本実施形態によれば、ロッカリインホース9を、フロントピラー2の下端部に結合された前端部9bから直線状に後方に延長するとともに、後端部9cをピラーリインホース7との結合部11の後縁より後側に位置するように形成し、ピラーリインホース7の下端部7bに複数の縦壁部7cを有する前後一対の凸条部7d,7dを形成し、これにより上記結合部11の耐力を、ロッカパネル4の結合部11の後側部分の耐力より大きくしたので、側面衝突時の衝撃力Fは、図4に示すように、ロッカパネル4のセンタピラー7との結合部11の後側部分が断点となって車内側に変形することとなり、センタピラー5が折れ変形することによる車室への影響を抑制できる。この場合、上記センタピラー7全体が上端部7aを支点に振り子のように車内側に入り込むように変形することから、上記センタピラー7の折れ変形を防止できる。
本実施形態では、上記ロッカリインホース9を、フロントピラー2に結合されたの前端部9bからピラーリインホース7との結合部11より後側部分まで延びるように形成したので、前面衝突時の衝撃力は、フロントピラー2,ロッカリインホース9からセンタピラー7との結合部11を介して車体後方に確実に伝達されることとなり、ロッカパネル4が途中で折れ変形することによる車室への影響を回避できる。
また上記ロッカリインホース9はロッカパネル4内にこれの大略全長に渡って配置されているので、走行時の車体への入力に対するロッカパネル4の捩れ剛性を高めることができる。
本実施形態では、上記ロッカリインホース9の結合部11の後部にバルクヘッド13を配置したので、結合部11の後部の車幅方向における断面剛性を高めることができ、ロッカパネル4の結合部11の後側部分での変形を確実に誘発することができる。
なお、上記実施形態では、ロッカリインホース9の後端部9cをピラーリインホース7との接合部11の後側部分に位置させたが、本発明では、ロッカリインホース9をフロントピラーからクォータパネルまでのロッカパネルの全長に渡って形成してもよく、この場合にも結合部の耐力をロッカパネルの結合部の後側部分より大きくすることにより、上記実施形態と略同様の効果が得られる。

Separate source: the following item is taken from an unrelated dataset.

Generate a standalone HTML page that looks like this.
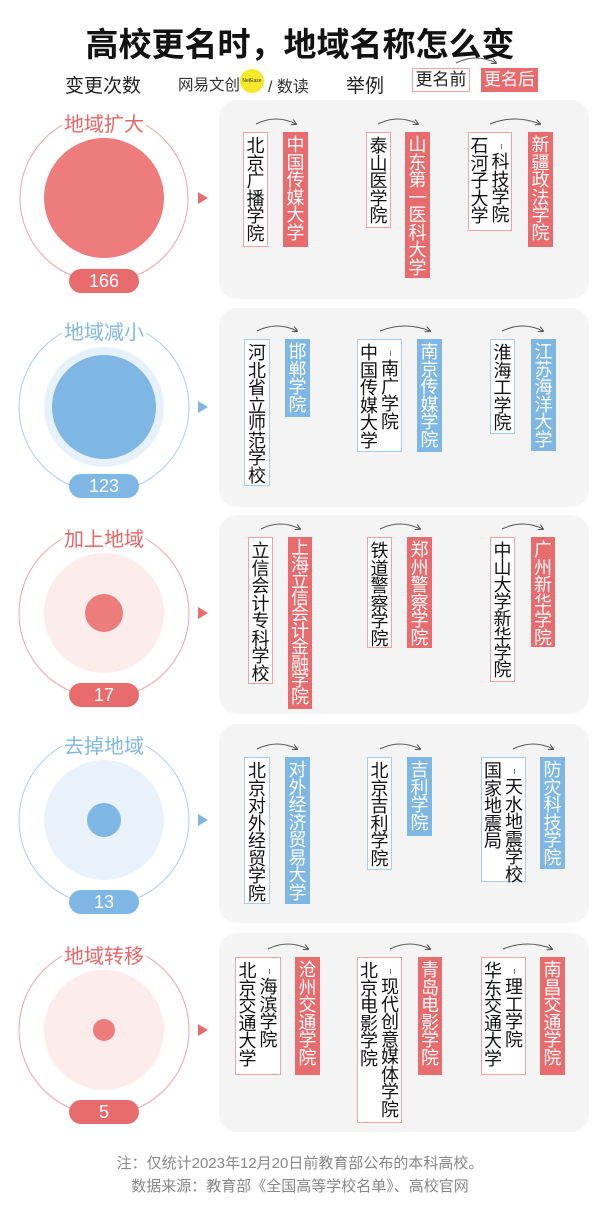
<!DOCTYPE html>
<html><head><meta charset="utf-8">
<style>
body{margin:0;width:600px;height:1211px;background:#fff;position:relative;overflow:hidden;font-family:"Liberation Sans","Noto Sans CJK SC",sans-serif;}
.a{position:absolute;}
.b{position:absolute;box-sizing:border-box;font-size:18px;line-height:17.5px;padding-top:5px;display:flex;justify-content:center;color:#111;}
.b .c{width:18px;word-break:break-all;text-align:center;white-space:normal;}
.r{background:#e86b6d;color:#fff;}
.u{background:#7fb7e4;color:#fff;}
.ro{background:#fff;border:1px solid #efa3a3;}
.uo{background:#fff;border:1px solid #aacdee;}
.b .c2{margin-top:16px;margin-left:3px;position:relative;}
.b .c2:before{content:"";position:absolute;left:50%;top:-10px;width:1px;height:5px;background:#777;}
.lab{position:absolute;width:120px;text-align:center;font-size:20px;}
.badge{position:absolute;width:70px;height:24px;border-radius:12px;color:#fff;font-size:18px;line-height:24px;text-align:center;}
.panel{position:absolute;left:219px;width:370px;height:199px;background:#f4f4f4;border-radius:18px;}
</style></head><body>
<div class="a" style="left:0;top:18px;width:600px;text-align:center;font-size:33px;font-weight:bold;color:#111;">高校更名时，地域名称怎么变</div>
<div class="a" style="left:65px;top:71px;font-size:19px;color:#222;">变更次数</div>
<div class="a" style="left:178px;top:73px;font-size:15.5px;color:#333;">网易文创</div>
<div class="a" style="left:240px;top:69px;width:24px;height:24px;border-radius:12px;background:#f5e92a;font-size:5px;line-height:24px;text-align:center;color:#333;">NetEase</div>
<div class="a" style="left:268px;top:73px;font-size:16px;color:#333;">/ 数读</div>
<div class="a" style="left:346px;top:71px;font-size:19px;color:#222;">举例</div>
<div class="a" style="left:412px;top:68px;width:58px;height:24px;box-sizing:border-box;border:1px solid #efa3a3;font-size:17px;line-height:22px;text-align:center;color:#222;">更名前</div>
<div class="a" style="left:481px;top:68px;width:57px;height:24px;background:#e86b6d;font-size:17px;line-height:24px;text-align:center;color:#fff;">更名后</div>

<div class="panel" style="top:100px"></div>
<div class="panel" style="top:308px"></div>
<div class="panel" style="top:515px"></div>
<div class="panel" style="top:724px"></div>
<div class="panel" style="top:933px"></div>

<svg class="a" style="left:0;top:0" width="600" height="1211">
<defs>
<marker id="m" markerWidth="6" markerHeight="6" refX="5" refY="3" orient="auto"><path d="M0,0 L6,3 L0,6" fill="none" stroke="#555" stroke-width="1"/></marker>
</defs>
<path d="M456,63 Q476,53 496,63" fill="none" stroke="#555" stroke-width="1" marker-end="url(#m)"/>
<g fill="none" stroke-width="1">
<circle cx="104" cy="198" r="84" stroke="#f0a3a3"/>
<circle cx="104" cy="407" r="85" stroke="#aacdee"/>
<circle cx="104" cy="613" r="85" stroke="#f0a3a3"/>
<circle cx="104" cy="820" r="85" stroke="#aacdee"/>
<circle cx="104" cy="1030" r="85" stroke="#f0a3a3"/>
</g>
<circle cx="104" cy="198" r="60" fill="#ee7c7c"/>
<circle cx="104" cy="407" r="60" fill="#e6f1fb"/><circle cx="104" cy="407" r="52" fill="#7fb7e4"/>
<circle cx="104" cy="613" r="60" fill="#fcecec"/><circle cx="104" cy="613" r="19" fill="#ee7c7c"/>
<circle cx="104" cy="820" r="60" fill="#e9f2fb"/><circle cx="104" cy="820" r="17" fill="#7fb7e4"/>
<circle cx="104" cy="1030" r="60" fill="#fcecec"/><circle cx="104" cy="1030" r="11" fill="#ee7c7c"/>
<rect x="62" y="108" width="84" height="22" fill="#fff"/>
<rect x="62" y="316" width="84" height="22" fill="#fff"/>
<rect x="62" y="523" width="84" height="22" fill="#fff"/>
<rect x="62" y="730" width="84" height="22" fill="#fff"/>
<rect x="62" y="940" width="84" height="22" fill="#fff"/>
<path d="M198,192 L208,198 L198,204Z" fill="#e86b6d"/>
<path d="M198,401 L208,407 L198,413Z" fill="#7fb7e4"/>
<path d="M198,607 L208,613 L198,619Z" fill="#e86b6d"/>
<path d="M198,814 L208,820 L198,826Z" fill="#7fb7e4"/>
<path d="M198,1024 L208,1030 L198,1036Z" fill="#e86b6d"/>
<g fill="none" stroke="#555" stroke-width="1" marker-end="url(#m)">
<path d="M256,124 Q276,114 296,124"/><path d="M378,124 Q398,114 418,124"/><path d="M490,124 Q515,114 540,124"/>
<path d="M257,331 Q277,321 297,331"/><path d="M380,331 Q405,321 430,331"/><path d="M502,331 Q523,321 543,331"/>
<path d="M261,529 Q280,519 300,529"/><path d="M380,529 Q400,519 420,529"/><path d="M502,529 Q523,519 543,529"/>
<path d="M257,749 Q277,739 297,749"/><path d="M380,749 Q400,739 420,749"/><path d="M513,749 Q533,739 553,749"/>
<path d="M268,949 Q288,939 308,949"/><path d="M390,949 Q410,939 430,949"/><path d="M503,949 Q528,939 552,949"/>
</g>
</svg>

<div class="lab" style="left:44px;top:108px;color:#e96566;">地域扩大</div>
<div class="lab" style="left:44px;top:316px;color:#82b8e3;">地域减小</div>
<div class="lab" style="left:44px;top:523px;color:#e96566;">加上地域</div>
<div class="lab" style="left:44px;top:730px;color:#82b8e3;">去掉地域</div>
<div class="lab" style="left:44px;top:940px;color:#e96566;">地域转移</div>

<div class="badge" style="left:69px;top:269px;background:#e86b6d;">166</div>
<div class="badge" style="left:69px;top:474px;background:#7fb7e4;">123</div>
<div class="badge" style="left:69px;top:683px;background:#e86b6d;">17</div>
<div class="badge" style="left:69px;top:890px;background:#7fb7e4;">13</div>
<div class="badge" style="left:69px;top:1100px;background:#e86b6d;">5</div>

<div class="b ro" style="left:243px;top:132px;width:25px;height:115px;"><div class="c">北京广播学院</div></div>
<div class="b r" style="left:283px;top:132px;width:25px;height:115px;"><div class="c">中国传媒大学</div></div>
<div class="b ro" style="left:366px;top:132px;width:25px;height:96px;"><div class="c">泰山医学院</div></div>
<div class="b r" style="left:405px;top:132px;width:25px;height:146px;"><div class="c">山东第一医科大学</div></div>
<div class="b ro" style="left:468px;top:132px;width:44px;height:99px;"><div class="c">石河子大学</div><div class="c c2">科技学院</div></div>
<div class="b r" style="left:528px;top:132px;width:25px;height:115px;"><div class="c">新疆政法学院</div></div>

<div class="b uo" style="left:244px;top:339px;width:26px;height:147px;"><div class="c">河北省立师范学校</div></div>
<div class="b u" style="left:285px;top:339px;width:25px;height:78px;"><div class="c">邯郸学院</div></div>
<div class="b uo" style="left:357px;top:339px;width:45px;height:113px;"><div class="c">中国传媒大学</div><div class="c c2">南广学院</div></div>
<div class="b u" style="left:417px;top:339px;width:25px;height:113px;"><div class="c">南京传媒学院</div></div>
<div class="b uo" style="left:490px;top:339px;width:25px;height:95px;"><div class="c">淮海工学院</div></div>
<div class="b u" style="left:531px;top:339px;width:25px;height:112px;"><div class="c">江苏海洋大学</div></div>

<div class="b ro" style="left:248px;top:537px;width:25px;height:147px;"><div class="c">立信会计专科学校</div></div>
<div class="b r" style="left:288px;top:537px;width:24px;height:172px;line-height:16.5px;padding-top:3px;"><div class="c">上海立信会计金融学院</div></div>
<div class="b ro" style="left:367px;top:537px;width:25px;height:111px;"><div class="c">铁道警察学院</div></div>
<div class="b r" style="left:407px;top:537px;width:25px;height:111px;"><div class="c">郑州警察学院</div></div>
<div class="b ro" style="left:490px;top:537px;width:25px;height:145px;line-height:17px;"><div class="c">中山大学新华学院</div></div>
<div class="b r" style="left:531px;top:537px;width:24px;height:110px;"><div class="c">广州新华学院</div></div>

<div class="b uo" style="left:244px;top:757px;width:26px;height:147px;"><div class="c">北京对外经贸学院</div></div>
<div class="b u" style="left:285px;top:757px;width:25px;height:147px;"><div class="c">对外经济贸易大学</div></div>
<div class="b uo" style="left:367px;top:757px;width:25px;height:113px;"><div class="c">北京吉利学院</div></div>
<div class="b u" style="left:407px;top:757px;width:25px;height:79px;"><div class="c">吉利学院</div></div>
<div class="b uo" style="left:481px;top:757px;width:45px;height:125px;"><div class="c">国家地震局</div><div class="c c2">天水地震学校</div></div>
<div class="b u" style="left:540px;top:757px;width:25px;height:112px;"><div class="c">防灾科技学院</div></div>

<div class="b ro" style="left:235px;top:957px;width:46px;height:118px;"><div class="c">北京交通大学</div><div class="c c2">海滨学院</div></div>
<div class="b r" style="left:295px;top:957px;width:25px;height:118px;"><div class="c">沧州交通学院</div></div>
<div class="b ro" style="left:357px;top:957px;width:45px;height:166px;"><div class="c">北京电影学院</div><div class="c c2">现代创意媒体学院</div></div>
<div class="b r" style="left:418px;top:957px;width:24px;height:118px;"><div class="c">青岛电影学院</div></div>
<div class="b ro" style="left:481px;top:957px;width:45px;height:118px;"><div class="c">华东交通大学</div><div class="c c2">理工学院</div></div>
<div class="b r" style="left:540px;top:957px;width:25px;height:118px;"><div class="c">南昌交通学院</div></div>

<div class="a" style="left:0;top:1152px;width:600px;text-align:center;font-size:15px;color:#888;line-height:23px;">注：仅统计2023年12月20日前教育部公布的本科高校。<br>数据来源：教育部《全国高等学校名单》、高校官网</div>
</body></html>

本発明の一実施形態による自動車の側部車体を示す側面図である。 上記側部車体のセンタピラーとロッカパネルとの結合部の断面図(図1のII-II 線断面図) である。 上記結合部の断面図(図1のIII-III 線断面図)である。 上記側部車体の側面衝突時の変形状態を示す模式図である。
符号の説明
1 側部車体
4 ロッカパネル
5 センタピラー
7 ピラーリインホース
7b 下端部
9 ロッカリインホース
9b 前端部
9c 後端部
11 結合部
13 バルクヘッド

Claims (2)

  1. 車両前後方向に延びるロッカパネル内に配置されたロッカリインホースに、車両上下方向に延びるセンタピラー内に配置されたピラーリインホースの下端部を結合した自動車の側部車体構造において、
    上記ロッカリインホースを、ロッカパネルの前部から少なくとも上記ピラーリインホースとの結合部の後側部分に渡るよう形成し、上記ピラーリインホースの上記結合部の衝撃力に対する耐力を、上記ロッカリインホースの結合部の後側部分の耐力より大きくし、側面衝突時に、上記ロッカリインホースの結合部の後側部分を車内側に変形させるようにしたことを特徴とする自動車の側部車体構造。
  2. 請求項1において、上記ロッカリインホースの結合部の後部に、該結合部の車幅方向における断面剛性を高めるバルクヘッドが配置されていることを特徴とする自動車の側部車体構造。